报告摘要：In this talk, we discuss the problems of the blow-up mechanisms of smooth to the hyperbolic system. For the first order 1D $n\times n$ quasilinear strictly hyperbolic system $\patial_tu+F(u)\patial_xu=0$ with $u(x, 0)=\varepsilon u_0(x)$, where $\varepsilon>0$ is small, $u_0(x)\not\equiv 0$ and $u_0(x)\in C_0^2(\Bbb R)$, when at least one eigenvalue of $F(u)$ is genuinely nonlinear, it is well-known that on the finite blow-up time $T_{\varepsilon}$, the derivatives $\patial_{t,x}u$ blow up while the solution $u$  keeps to be small. For the 1D scalar equation or $2\times 2$ strictly hyperbolic system (corresponding to $n=1, 2$), if the smooth solution $u$ blows up in finite time, then the blow-up mechanism can be well understood (i.e., only the blow-up of $\patial_{t,x}u$ happens). In this talk, for the $n\times n$ ($n\ge 3$) strictly hyperbolic system with a class of large initial data, we are concerned with the blow-up mechanism of smooth solution $u$ on the finite blow-up time and the detailed singularity behaviours of $\p_{t,x}u$ near the blow-up point. Our results are based on the efficient decomposition of $u$ along the different characteristic directions, the suitable introduction of the modulated coordinates and the global weighted energy estimates.

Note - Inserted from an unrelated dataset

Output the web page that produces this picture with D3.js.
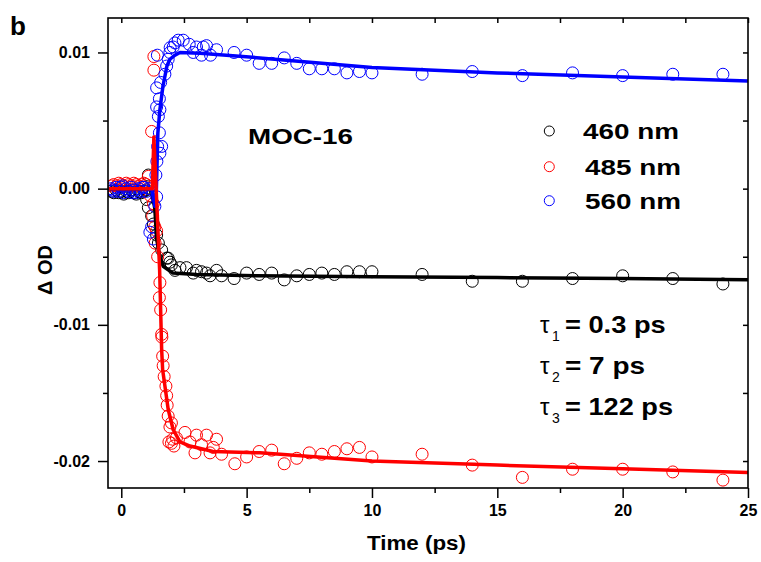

报告人简介：许刚，南京师范大学数学科学学院教授，博士生导师。南京大学博士毕业，香港中文大学博士后。主要研究方向为有非线性偏微分方程及流体动力学中的数学问题等。特别关注于可压缩流体中的激波问题和真空问题，部分解决了超音速流经过一个锥形或楔形障碍物所产生的跨音速激波不稳定性的公开猜测，相关工作发表在Advances in Mathematics，Archive for Rational Mechanics and Analysis，SIAM Journal on Mathematical Analysis，Journal of Differential Equations 等学术刊物上，主持研究国家自然科学基金多项。